INSTRUCTION:
Consider the listing below. Extract exactly the lines from the line containing "Generate a Python" to the line containing "from bokeh.resources import INLINE", both included.

========

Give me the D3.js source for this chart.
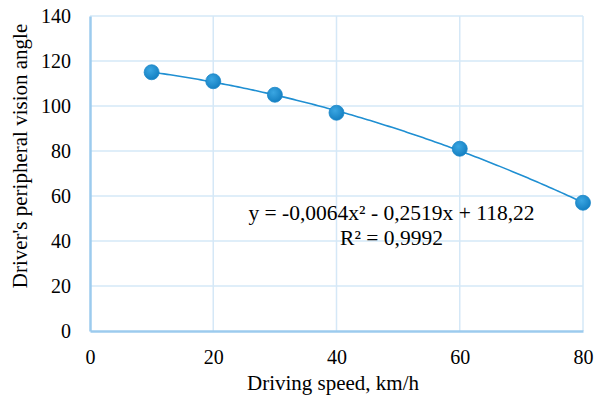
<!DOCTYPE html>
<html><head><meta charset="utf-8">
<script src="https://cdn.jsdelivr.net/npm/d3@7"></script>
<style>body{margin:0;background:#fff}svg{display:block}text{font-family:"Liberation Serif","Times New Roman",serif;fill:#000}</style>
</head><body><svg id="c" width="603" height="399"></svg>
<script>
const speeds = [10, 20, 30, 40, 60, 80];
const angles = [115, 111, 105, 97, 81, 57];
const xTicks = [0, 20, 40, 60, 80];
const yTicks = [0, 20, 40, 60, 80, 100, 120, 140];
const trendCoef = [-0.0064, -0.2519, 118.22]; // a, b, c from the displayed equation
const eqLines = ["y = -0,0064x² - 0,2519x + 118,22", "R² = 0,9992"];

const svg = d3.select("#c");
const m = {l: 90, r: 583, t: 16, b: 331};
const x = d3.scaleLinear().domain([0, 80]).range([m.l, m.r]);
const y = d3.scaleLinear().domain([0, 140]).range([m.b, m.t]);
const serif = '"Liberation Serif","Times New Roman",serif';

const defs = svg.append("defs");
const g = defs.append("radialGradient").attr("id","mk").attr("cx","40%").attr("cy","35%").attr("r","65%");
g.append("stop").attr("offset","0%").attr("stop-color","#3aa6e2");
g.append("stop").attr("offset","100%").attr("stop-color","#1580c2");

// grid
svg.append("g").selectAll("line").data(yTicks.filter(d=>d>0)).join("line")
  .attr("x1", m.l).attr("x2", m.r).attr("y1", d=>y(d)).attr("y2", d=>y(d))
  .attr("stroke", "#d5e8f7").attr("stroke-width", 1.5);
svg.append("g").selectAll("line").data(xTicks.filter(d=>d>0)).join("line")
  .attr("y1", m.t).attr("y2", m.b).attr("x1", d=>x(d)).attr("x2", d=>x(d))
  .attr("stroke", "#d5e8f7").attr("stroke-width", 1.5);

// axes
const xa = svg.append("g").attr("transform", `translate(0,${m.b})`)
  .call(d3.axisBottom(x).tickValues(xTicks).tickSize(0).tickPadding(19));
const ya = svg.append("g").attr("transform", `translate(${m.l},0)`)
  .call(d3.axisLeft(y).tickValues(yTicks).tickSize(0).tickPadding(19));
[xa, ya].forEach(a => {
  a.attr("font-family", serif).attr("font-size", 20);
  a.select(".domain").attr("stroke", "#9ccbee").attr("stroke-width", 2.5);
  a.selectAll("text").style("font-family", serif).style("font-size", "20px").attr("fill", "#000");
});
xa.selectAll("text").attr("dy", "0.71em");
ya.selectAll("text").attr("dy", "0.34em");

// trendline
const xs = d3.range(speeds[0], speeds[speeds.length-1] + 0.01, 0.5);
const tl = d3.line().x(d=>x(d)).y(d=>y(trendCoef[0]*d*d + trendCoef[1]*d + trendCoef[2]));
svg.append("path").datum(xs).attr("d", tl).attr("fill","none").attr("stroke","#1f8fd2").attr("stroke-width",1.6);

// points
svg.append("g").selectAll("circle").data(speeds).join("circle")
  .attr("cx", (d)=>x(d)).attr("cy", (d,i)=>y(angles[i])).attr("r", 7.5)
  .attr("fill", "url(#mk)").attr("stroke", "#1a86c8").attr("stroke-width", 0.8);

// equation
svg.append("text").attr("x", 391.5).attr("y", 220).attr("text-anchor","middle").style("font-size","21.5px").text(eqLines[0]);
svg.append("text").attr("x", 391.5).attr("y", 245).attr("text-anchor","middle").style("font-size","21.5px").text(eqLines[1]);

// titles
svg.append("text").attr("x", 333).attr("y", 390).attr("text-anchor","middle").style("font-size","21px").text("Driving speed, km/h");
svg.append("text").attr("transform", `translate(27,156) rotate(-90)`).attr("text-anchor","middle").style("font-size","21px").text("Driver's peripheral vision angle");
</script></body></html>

========

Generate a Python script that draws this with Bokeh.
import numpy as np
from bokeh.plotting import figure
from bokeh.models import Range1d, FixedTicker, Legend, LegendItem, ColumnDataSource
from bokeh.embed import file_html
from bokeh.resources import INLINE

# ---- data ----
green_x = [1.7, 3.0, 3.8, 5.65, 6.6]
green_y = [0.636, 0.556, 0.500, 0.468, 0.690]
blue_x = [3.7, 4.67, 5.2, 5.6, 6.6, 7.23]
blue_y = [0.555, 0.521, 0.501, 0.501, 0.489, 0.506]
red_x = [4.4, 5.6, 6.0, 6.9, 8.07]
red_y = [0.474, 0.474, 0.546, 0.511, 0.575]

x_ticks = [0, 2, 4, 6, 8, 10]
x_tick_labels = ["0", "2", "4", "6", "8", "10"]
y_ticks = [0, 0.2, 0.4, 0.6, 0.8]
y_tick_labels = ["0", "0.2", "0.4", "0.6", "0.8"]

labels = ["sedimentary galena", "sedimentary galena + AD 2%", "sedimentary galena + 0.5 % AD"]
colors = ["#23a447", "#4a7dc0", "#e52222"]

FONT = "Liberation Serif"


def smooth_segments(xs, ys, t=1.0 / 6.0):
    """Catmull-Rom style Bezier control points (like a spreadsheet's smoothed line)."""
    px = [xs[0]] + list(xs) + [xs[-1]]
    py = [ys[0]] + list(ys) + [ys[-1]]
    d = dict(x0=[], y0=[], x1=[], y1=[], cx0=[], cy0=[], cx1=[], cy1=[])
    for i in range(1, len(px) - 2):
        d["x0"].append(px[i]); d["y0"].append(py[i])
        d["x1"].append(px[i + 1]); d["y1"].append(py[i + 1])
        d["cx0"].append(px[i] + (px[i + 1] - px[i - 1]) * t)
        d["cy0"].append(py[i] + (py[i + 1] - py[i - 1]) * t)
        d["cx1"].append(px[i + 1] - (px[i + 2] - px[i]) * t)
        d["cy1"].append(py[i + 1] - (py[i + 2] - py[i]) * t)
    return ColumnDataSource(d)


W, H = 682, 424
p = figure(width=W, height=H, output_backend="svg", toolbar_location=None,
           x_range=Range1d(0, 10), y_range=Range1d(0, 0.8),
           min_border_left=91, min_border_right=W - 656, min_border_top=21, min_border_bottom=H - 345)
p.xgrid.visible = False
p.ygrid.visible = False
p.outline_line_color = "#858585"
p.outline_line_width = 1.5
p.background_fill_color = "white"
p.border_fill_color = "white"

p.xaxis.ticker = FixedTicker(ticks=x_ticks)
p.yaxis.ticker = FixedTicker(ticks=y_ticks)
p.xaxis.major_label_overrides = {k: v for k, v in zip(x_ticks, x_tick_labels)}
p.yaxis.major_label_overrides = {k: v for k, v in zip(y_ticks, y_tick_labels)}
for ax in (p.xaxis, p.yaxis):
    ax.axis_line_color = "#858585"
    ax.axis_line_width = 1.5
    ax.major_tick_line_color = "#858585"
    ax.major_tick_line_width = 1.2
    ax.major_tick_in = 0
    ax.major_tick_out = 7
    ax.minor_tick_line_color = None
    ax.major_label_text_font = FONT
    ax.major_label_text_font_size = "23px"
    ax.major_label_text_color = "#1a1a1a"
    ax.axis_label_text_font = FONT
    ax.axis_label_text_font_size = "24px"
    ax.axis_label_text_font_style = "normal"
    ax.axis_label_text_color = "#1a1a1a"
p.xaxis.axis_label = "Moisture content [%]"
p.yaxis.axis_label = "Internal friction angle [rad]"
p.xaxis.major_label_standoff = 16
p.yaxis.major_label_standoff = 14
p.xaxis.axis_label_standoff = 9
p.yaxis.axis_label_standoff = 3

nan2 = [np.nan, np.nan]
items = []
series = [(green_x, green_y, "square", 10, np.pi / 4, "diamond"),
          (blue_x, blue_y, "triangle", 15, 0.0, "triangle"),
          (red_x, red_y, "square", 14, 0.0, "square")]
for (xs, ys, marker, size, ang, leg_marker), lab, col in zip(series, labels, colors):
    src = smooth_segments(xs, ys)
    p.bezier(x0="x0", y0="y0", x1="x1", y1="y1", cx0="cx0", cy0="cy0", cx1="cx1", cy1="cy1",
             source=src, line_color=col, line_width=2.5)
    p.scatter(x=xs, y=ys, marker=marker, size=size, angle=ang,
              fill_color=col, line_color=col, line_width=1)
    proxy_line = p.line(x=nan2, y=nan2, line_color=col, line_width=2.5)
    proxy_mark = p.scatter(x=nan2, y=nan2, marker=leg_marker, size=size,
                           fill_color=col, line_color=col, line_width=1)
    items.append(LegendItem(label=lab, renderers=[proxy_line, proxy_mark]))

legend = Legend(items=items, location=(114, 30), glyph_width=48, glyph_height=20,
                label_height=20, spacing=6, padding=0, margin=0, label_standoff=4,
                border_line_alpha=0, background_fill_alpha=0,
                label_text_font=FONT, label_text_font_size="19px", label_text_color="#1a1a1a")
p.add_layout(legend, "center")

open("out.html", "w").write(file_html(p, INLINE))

========

EXERCISE OUTPUT:
Generate a Python script that draws this with Bokeh.
import numpy as np
from bokeh.plotting import figure
from bokeh.models import Range1d, FixedTicker, Legend, LegendItem, ColumnDataSource
from bokeh.embed import file_html
from bokeh.resources import INLINE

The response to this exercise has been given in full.